Recently in this space I wrote about where North Carolina is in average teacher pay compared with the rest of the country.
Now, where is North Carolina headed on that front?
The smart bet would be that the state is going to look better when it comes to teacher pay within a couple of years, if not sooner. The topic is getting as much attention as any other as the General Assembly prepares to return to Raleigh for the short legislative session, which begins April 25.
But how does the state climb from 47th in the nation in average teacher pay to a more respectable position among the states?
At a recent legislative education committee meeting, State Schools Superintendent June Atkinson offered one suggestion.
“I would want North Carolina to be extremely bold and to look toward a 10 percent increase for all of our teachers,” Atkinson, a Democrat, told the committee.
But her idea was quickly shot down by Republican legislative leaders who control the state’s purse strings, including House Speaker Tim Moore.
The speaker called Atkinson’s proposal unrealistic because it would cost $540 million. Every 1 percent raise for teachers would cost the state roughly $54 million. Moore also said it would be unfair to other state employees, as no money would be left for them.
Moore added that he would support much smaller, across-the-board raises for teachers and state employees, but no one knows yet how much money will be available when all tax revenues are in.
Others are against across-the-board raises for teachers altogether. Terry Stoops, director of research and education studies at the conservative John Locke Foundation, told the committee that raises for everyone means schools are enticing ineffective teachers to stay in the profession, while the best teachers aren’t really rewarded.
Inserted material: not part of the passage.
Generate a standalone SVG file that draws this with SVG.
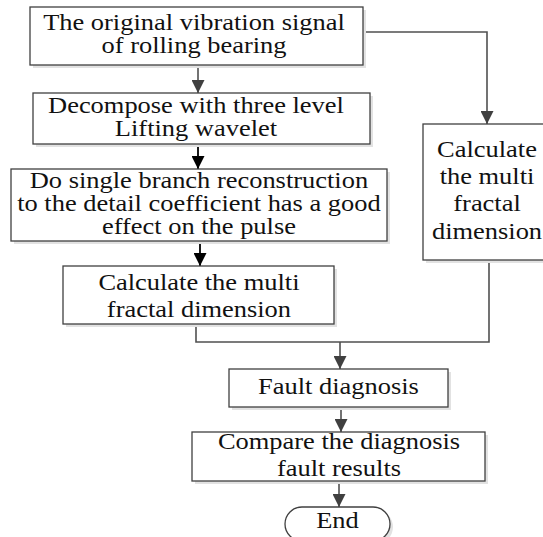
<svg xmlns="http://www.w3.org/2000/svg" width="543" height="537" viewBox="0 0 543 537">
<style>
.box{fill:#fff;stroke:#404040;stroke-width:1.3}
.sh{fill:#e2e2e2;stroke:none}
.t{font-family:"Liberation Serif","Times New Roman",serif;font-size:23px;fill:#111;text-anchor:middle}
.c{fill:none;stroke:#505050;stroke-width:1.6}
.cb{fill:none;stroke:#000;stroke-width:1.8}
</style>
<defs>
<marker id="ag" markerUnits="userSpaceOnUse" markerWidth="13" markerHeight="13" refX="13" refY="6.5" orient="auto">
<path d="M0,0 L13,6.5 L0,13 z" fill="#404040"/>
</marker>
<marker id="ab" markerUnits="userSpaceOnUse" markerWidth="13" markerHeight="13" refX="13" refY="6.5" orient="auto">
<path d="M0,0 L13,6.5 L0,13 z" fill="#000"/>
</marker>
</defs>
<rect width="543" height="537" fill="#fff"/>
<g id="connectors">
<path class="c" d="M198,65 V93" marker-end="url(#ag)"/>
<path class="cb" d="M198,144 V169" marker-end="url(#ab)"/>
<path class="cb" d="M200,241 V266" marker-end="url(#ab)"/>
<path class="c" d="M365,32 H487 V124" marker-end="url(#ag)"/>
<path class="c" d="M196,324 V342 H489 V260"/>
<path class="c" d="M340,342 V369" marker-end="url(#ag)"/>
<path class="c" d="M341,407 V432" marker-end="url(#ag)"/>
<path class="c" d="M339,481 V507" marker-end="url(#ag)"/>
</g>
<g id="n1">
<rect class="sh" x="33" y="10" width="333" height="58"/>
<rect class="box" x="30" y="7" width="333" height="58"/>
<text class="t" transform="scale(1.15,1)" x="168.7" y="30">The original vibration signal</text>
<text class="t" transform="scale(1.15,1)" x="168.7" y="53">of rolling bearing</text>
</g>
<g id="n2">
<rect class="sh" x="36" y="96" width="337" height="51"/>
<rect class="box" x="33" y="93" width="337" height="51"/>
<text class="t" transform="scale(1.15,1)" x="170.4" y="113">Decompose with three level</text>
<text class="t" transform="scale(1.15,1)" x="170.4" y="136">Lifting wavelet</text>
</g>
<g id="n3">
<rect class="sh" x="14" y="172" width="376" height="72"/>
<rect class="box" x="11" y="169" width="376" height="72"/>
<text class="t" transform="scale(1.15,1)" x="173" y="188">Do single branch reconstruction</text>
<text class="t" transform="scale(1.15,1)" x="173" y="211">to the detail coefficient has a good</text>
<text class="t" transform="scale(1.15,1)" x="173" y="234">effect on the pulse</text>
</g>
<g id="n4">
<rect class="sh" x="66" y="269" width="271" height="58"/>
<rect class="box" x="63" y="266" width="271" height="58"/>
<text class="t" transform="scale(1.15,1)" x="173" y="290">Calculate the multi</text>
<text class="t" transform="scale(1.15,1)" x="173" y="317">fractal dimension</text>
</g>
<g id="n5">
<rect class="sh" x="426" y="127" width="128" height="136"/>
<rect class="box" x="423" y="124" width="128" height="136"/>
<text class="t" transform="scale(1.15,1)" x="423.5" y="157">Calculate</text>
<text class="t" transform="scale(1.15,1)" x="423.5" y="184">the multi</text>
<text class="t" transform="scale(1.15,1)" x="423.5" y="211">fractal</text>
<text class="t" transform="scale(1.15,1)" x="423.5" y="239">dimension</text>
</g>
<g id="n6">
<rect class="sh" x="232" y="372" width="219" height="38"/>
<rect class="box" x="229" y="369" width="219" height="38"/>
<text class="t" transform="scale(1.15,1)" x="294.3" y="394">Fault diagnosis</text>
</g>
<g id="n7">
<rect class="sh" x="195" y="435" width="293" height="49"/>
<rect class="box" x="192" y="432" width="293" height="49"/>
<text class="t" transform="scale(1.15,1)" x="294.8" y="449">Compare the diagnosis</text>
<text class="t" transform="scale(1.15,1)" x="294.8" y="476">fault results</text>
</g>
<g id="n8">
<rect class="sh" x="288" y="510" width="105" height="34" rx="17"/>
<rect class="box" x="285" y="507" width="105" height="34" rx="17"/>
<text class="t" transform="scale(1.15,1)" x="293.5" y="528">End</text>
</g>
</svg>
But Atkinson and others have stressed that strong base salaries are important to attracting qualified teachers to classrooms in the first place.
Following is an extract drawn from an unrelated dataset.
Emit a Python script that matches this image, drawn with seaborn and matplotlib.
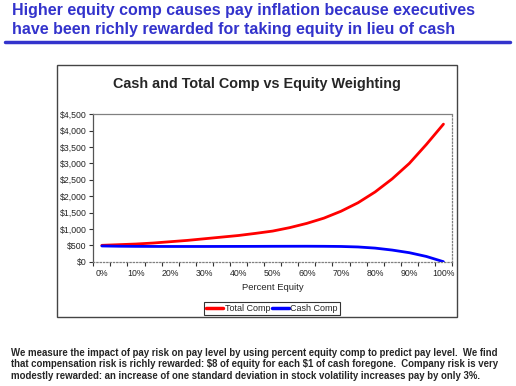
import numpy as np
import pandas as pd
import matplotlib
matplotlib.use('Agg')
import matplotlib.pyplot as plt
import seaborn as sns
from matplotlib.patches import Rectangle
from matplotlib.lines import Line2D
from matplotlib.ticker import FuncFormatter

# data (21 points, 0%..100% in 5% steps)
pct_equity = [0, 5, 10, 15, 20, 25, 30, 35, 40, 45, 50,
              55, 60, 65, 70, 75, 80, 85, 90, 95, 100]
total_comp = [500, 520, 540, 570, 610, 650, 700, 750, 800, 865, 935,
              1040, 1170, 1330, 1540, 1800, 2130, 2530, 3000, 3580, 4200]
cash_comp = [480, 472, 468, 466, 465, 465, 465, 466, 467, 468, 470,
             471, 472, 470, 465, 450, 415, 355, 275, 160, 0]
x_labels = ['0%', '10%', '20%', '30%', '40%', '50%',
            '60%', '70%', '80%', '90%', '100%']

W, H = 516, 386


def fx(px):
    return px / W


def fy(py):
    return 1 - py / H


sns.set_style('white')
plt.rcParams['font.family'] = ['Liberation Sans', 'DejaVu Sans']

df = pd.DataFrame({
    'idx': list(range(len(pct_equity))) * 2,
    'value': total_comp + cash_comp,
    'series': ['Total Comp'] * len(pct_equity) + ['Cash Comp'] * len(pct_equity),
})

fig = plt.figure(figsize=(W / 100, H / 100), dpi=100)
fig.patch.set_facecolor('white')

# slide heading
blue = '#3333cc'
fig.text(fx(12), fy(10.5), 'Higher equity comp causes pay inflation because executives',
         color=blue, fontsize=11.5, fontweight='bold', va='center', ha='left')
fig.text(fx(12), fy(29.5), 'have been richly rewarded for taking equity in lieu of cash',
         color=blue, fontsize=11.5, fontweight='bold', va='center', ha='left')
fig.add_artist(Line2D([fx(5), fx(510)], [fy(42), fy(42)], color=blue, lw=2.5))

# chart box
fig.add_artist(Rectangle((fx(57), fy(317)), fx(457) - fx(57), fy(65) - fy(317),
                         fill=False, edgecolor='#444444', lw=1))
fig.text(fx(257), fy(84), 'Cash and Total Comp vs Equity Weighting',
         fontsize=10.4, fontweight='bold', ha='center', va='center')

ax = fig.add_axes([fx(93.3), fy(261.7), fx(452) - fx(93.3), fy(114.3) - fy(261.7)])
sns.lineplot(data=df, x='idx', y='value', hue='series',
             palette={'Total Comp': '#ff0000', 'Cash Comp': '#0000ff'},
             linewidth=2, ax=ax, legend=False)

ax.set_xlim(-0.5, len(pct_equity) - 0.5)
ax.set_ylim(0, 4500)
ax.set_yticks(np.arange(0, 4501, 500))
ax.yaxis.set_major_formatter(FuncFormatter(lambda v, p: f'${v:,.0f}'))
ax.set_xticks(np.arange(0, len(pct_equity), 2))
ax.set_xticklabels(x_labels)
ax.set_xticks(np.arange(-0.5, len(pct_equity), 1), minor=True)
ax.tick_params(axis='x', which='major', length=0, labelsize=6.3, pad=5)
ax.tick_params(axis='x', which='minor', length=3, width=0.8, color='#333333',
               direction='out', bottom=True)
ax.tick_params(axis='y', length=3, width=0.8, color='#333333', direction='out',
               left=True, labelsize=6.3, pad=2)
ax.set_xlabel('Percent Equity', fontsize=6.8, labelpad=4)
ax.set_ylabel('')

for side in ['top', 'right', 'left', 'bottom']:
    ax.spines[side].set_visible(True)
    ax.spines[side].set_color('#808080')
    ax.spines[side].set_linewidth(0.9)
ax.spines['right'].set_linestyle(':')
ax.spines['bottom'].set_linestyle(':')
ax.spines['left'].set_color('#555555')

handles = [Line2D([], [], color='#ff0000', lw=2.5),
           Line2D([], [], color='#0000ff', lw=2.5)]
leg = fig.legend(handles, ['Total Comp', 'Cash Comp'], ncol=2,
                 loc='center', bbox_to_anchor=(fx(272), fy(308.5)),
                 fontsize=6.5, frameon=True, fancybox=False,
                 handlelength=1.9, handletextpad=0.15, columnspacing=0.2,
                 borderpad=0.25, borderaxespad=0)
leg.get_frame().set_edgecolor('black')
leg.get_frame().set_linewidth(0.8)

# footnote
note = ('We measure the impact of pay risk on pay level by using percent equity comp to predict pay level.  We find\n'
        'that compensation risk is richly rewarded: $8 of equity for each $1 of cash foregone.  Company risk is very\n'
        'modestly rewarded: an increase of one standard deviation in stock volatility increases pay by only 3%.')
fig.text(fx(11), fy(347.5), note, fontsize=6.9, fontweight='bold', ha='left', va='top',
         linespacing=1.2, parse_math=False)

fig.savefig('out.png', dpi=100)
But after base pay is considered, it gets trickier.
At that same recent meeting, education experts discussed various ways to try to elevate the teaching profession. They talked about declines in attendance at schools of education in North Carolina and across the nation. Millennials simply don't want to become teachers.
Atkinson suggested ways for good teachers to get pay increases by being designated teacher leaders and taking on additional responsibilities, such as instructional coach, grade level coordinator, evaluator of other teachers or professional development coordinator.
She suggested the state provide a $10,000 allotment for each teacher leader, whether it’s one of every three teachers, one out of five or one out of 10. Clearly, that would be a huge cost as well.
Others suggested initiating multiple teacher pay pilot programs in districts across the state, so education leaders can determine over a number of years which ones work and which ones don’t.
That could involve additional money for teaching in low-performing schools and subjects like math, science and technology. It could involve paying teachers for performance based on student achievement or other measures. Some districts already are trying such programs.
Another possibility is offering scholarships to college students who agree to teach in hard-to-staff schools or subjects after they graduate. There are many other ideas floating around.
Almost everyone seems to agree that making the teaching profession attractive to the best and brightest young people is extremely important for the future of education in this state.
The hard part will be figuring out what will get us there, and paying for it.
“We have to work toward making teaching attractive,” Atkinson said.